Instruction -
Exclude the pictures, then repeat the remaining data exactly.

Entries with chart source code:
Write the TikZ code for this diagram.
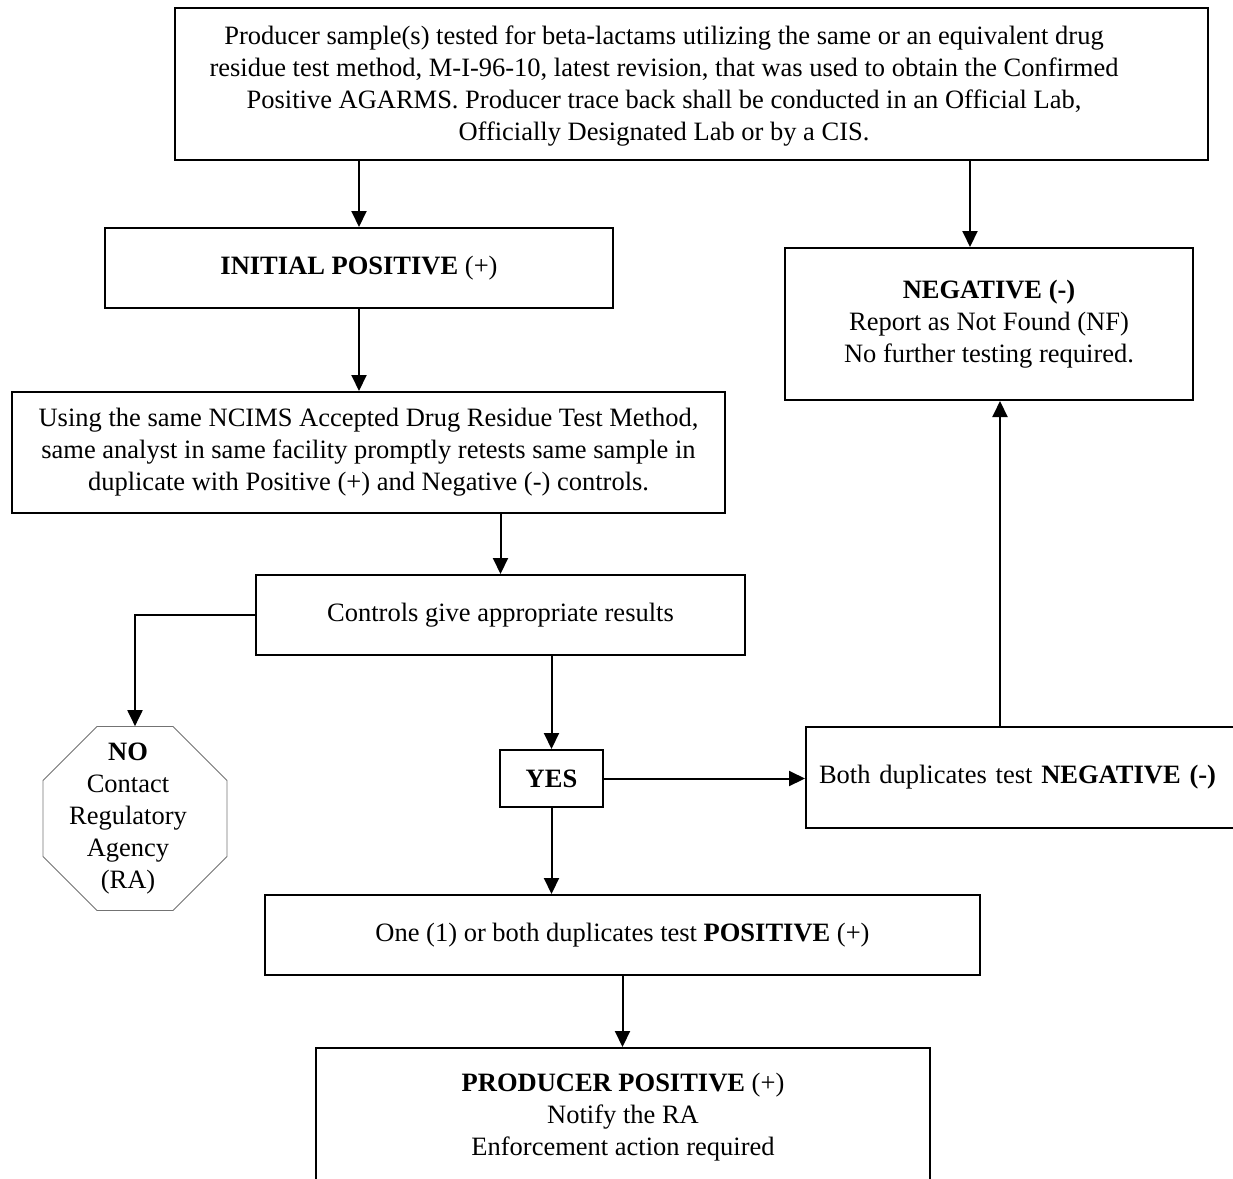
\documentclass[tikz,border=0pt]{standalone}
\usepackage{fontspec}
\setmainfont{Liberation Serif}
\usetikzlibrary{shapes.geometric,arrows.meta,calc}
\begin{document}
\begin{tikzpicture}[x=1pt,y=-1pt,
  box/.style={draw=black,line width=2pt,rectangle,align=center,inner sep=0pt,
    font=\fontsize{26.5}{32}\selectfont},
  arr/.style={line width=2pt,-{Triangle[length=16pt,width=15pt]}},
  txt/.style={align=center,font=\fontsize{26.5}{32}\selectfont}]
\useasboundingbox (0,0) rectangle (1233,1178);
\node[box,minimum width=1033pt,minimum height=152pt] (top) at (691.5,84) {};
\node[txt] (toptext) at (664,86)
 {Producer sample(s) tested for beta-lactams utilizing the same or an equivalent drug\\
  residue test method, M-I-96-10, latest revision, that was used to obtain the Confirmed\\
  Positive AGARMS. Producer trace back shall be conducted in an Official Lab,\\
  Officially Designated Lab or by a CIS.};
\node[box,minimum width=508pt,minimum height=80pt] (init) at (359,268)
 {\textbf{INITIAL POSITIVE} (+)};
\node[box,minimum width=408pt,minimum height=152pt] (neg) at (989,324)
 {\textbf{NEGATIVE (-)}\\Report as Not Found (NF)\\No further testing required.};
\node[box,minimum width=713pt,minimum height=121pt] (using) at (368.5,452.5)
 {Using the same NCIMS Accepted Drug Residue Test Method,\\
  same analyst in same facility promptly retests same sample in\\
  duplicate with Positive (+) and Negative (-) controls.};
\node[box,minimum width=489pt,minimum height=80pt] (ctrl) at (500.5,615)
 {Controls give appropriate results};
\node[box,minimum width=103pt,minimum height=57pt] (yes) at (551.5,778.5)
 {\textbf{YES}};
\node[box,minimum width=432pt,minimum height=101pt,text width=410pt,align=left,inner xsep=13pt] (both) at (1024,777.5)
 {Both duplicates test \textbf{NEGATIVE (-)}};
\node[box,minimum width=715pt,minimum height=80pt] (one) at (622.5,935)
 {One (1) or both duplicates test \textbf{POSITIVE} (+)};
\node[box,minimum width=614pt,minimum height=138pt] (prod) at (623,1117)
 {\textbf{PRODUCER POSITIVE} (+)\\Notify the RA\\Enforcement action required};
\node[draw=black!55,line width=0.8pt,regular polygon,regular polygon sides=8,
  minimum size=199pt,inner sep=0pt] (no) at (135,818.5) {};
\node[txt] (notext) at (128,818.5) {\textbf{NO}\\Contact\\Regulatory\\Agency\\(RA)};
\draw[arr] (init.north |- top.south) -- (init.north);
\draw[arr] ([xshift=-19pt]neg.north |- top.south) -- ([xshift=-19pt]neg.north);
\draw[arr] (init.south) -- (init.south |- using.north);
\draw[arr] (ctrl.north |- using.south) -- (ctrl.north);
\draw[arr] (ctrl.west) -| (no.north);
\draw[arr] (yes.north |- ctrl.south) -- (yes.north);
\draw[arr] (yes.east) -- (yes.east -| both.west);
\draw[arr] ([xshift=-24pt]both.north) -- ([xshift=-24pt]both.north |- neg.south);
\draw[arr] (yes.south) -- (yes.south |- one.north);
\draw[arr] (one.south) -- (one.south |- prod.north);
\end{tikzpicture}
\end{document}
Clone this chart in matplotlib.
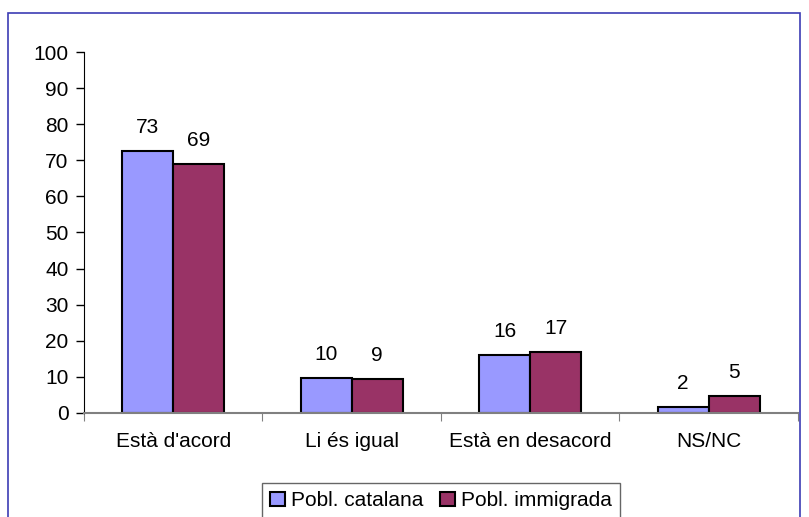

Complete answer -
Write the TikZ code for this diagram.
\documentclass[tikz,border=0pt]{standalone}
\usepackage{fontspec}
\setmainfont{Liberation Serif}
\usetikzlibrary{shapes.geometric,arrows.meta,calc}
\begin{document}
\begin{tikzpicture}[x=1pt,y=-1pt,
  box/.style={draw=black,line width=2pt,rectangle,align=center,inner sep=0pt,
    font=\fontsize{26.5}{32}\selectfont},
  arr/.style={line width=2pt,-{Triangle[length=16pt,width=15pt]}},
  txt/.style={align=center,font=\fontsize{26.5}{32}\selectfont}]
\useasboundingbox (0,0) rectangle (1233,1178);
\node[box,minimum width=1033pt,minimum height=152pt] (top) at (691.5,84) {};
\node[txt] (toptext) at (664,86)
 {Producer sample(s) tested for beta-lactams utilizing the same or an equivalent drug\\
  residue test method, M-I-96-10, latest revision, that was used to obtain the Confirmed\\
  Positive AGARMS. Producer trace back shall be conducted in an Official Lab,\\
  Officially Designated Lab or by a CIS.};
\node[box,minimum width=508pt,minimum height=80pt] (init) at (359,268)
 {\textbf{INITIAL POSITIVE} (+)};
\node[box,minimum width=408pt,minimum height=152pt] (neg) at (989,324)
 {\textbf{NEGATIVE (-)}\\Report as Not Found (NF)\\No further testing required.};
\node[box,minimum width=713pt,minimum height=121pt] (using) at (368.5,452.5)
 {Using the same NCIMS Accepted Drug Residue Test Method,\\
  same analyst in same facility promptly retests same sample in\\
  duplicate with Positive (+) and Negative (-) controls.};
\node[box,minimum width=489pt,minimum height=80pt] (ctrl) at (500.5,615)
 {Controls give appropriate results};
\node[box,minimum width=103pt,minimum height=57pt] (yes) at (551.5,778.5)
 {\textbf{YES}};
\node[box,minimum width=432pt,minimum height=101pt,text width=410pt,align=left,inner xsep=13pt] (both) at (1024,777.5)
 {Both duplicates test \textbf{NEGATIVE (-)}};
\node[box,minimum width=715pt,minimum height=80pt] (one) at (622.5,935)
 {One (1) or both duplicates test \textbf{POSITIVE} (+)};
\node[box,minimum width=614pt,minimum height=138pt] (prod) at (623,1117)
 {\textbf{PRODUCER POSITIVE} (+)\\Notify the RA\\Enforcement action required};
\node[draw=black!55,line width=0.8pt,regular polygon,regular polygon sides=8,
  minimum size=199pt,inner sep=0pt] (no) at (135,818.5) {};
\node[txt] (notext) at (128,818.5) {\textbf{NO}\\Contact\\Regulatory\\Agency\\(RA)};
\draw[arr] (init.north |- top.south) -- (init.north);
\draw[arr] ([xshift=-19pt]neg.north |- top.south) -- ([xshift=-19pt]neg.north);
\draw[arr] (init.south) -- (init.south |- using.north);
\draw[arr] (ctrl.north |- using.south) -- (ctrl.north);
\draw[arr] (ctrl.west) -| (no.north);
\draw[arr] (yes.north |- ctrl.south) -- (yes.north);
\draw[arr] (yes.east) -- (yes.east -| both.west);
\draw[arr] ([xshift=-24pt]both.north) -- ([xshift=-24pt]both.north |- neg.south);
\draw[arr] (yes.south) -- (yes.south |- one.north);
\draw[arr] (one.south) -- (one.south |- prod.north);
\end{tikzpicture}
\end{document}
Clone this chart in matplotlib.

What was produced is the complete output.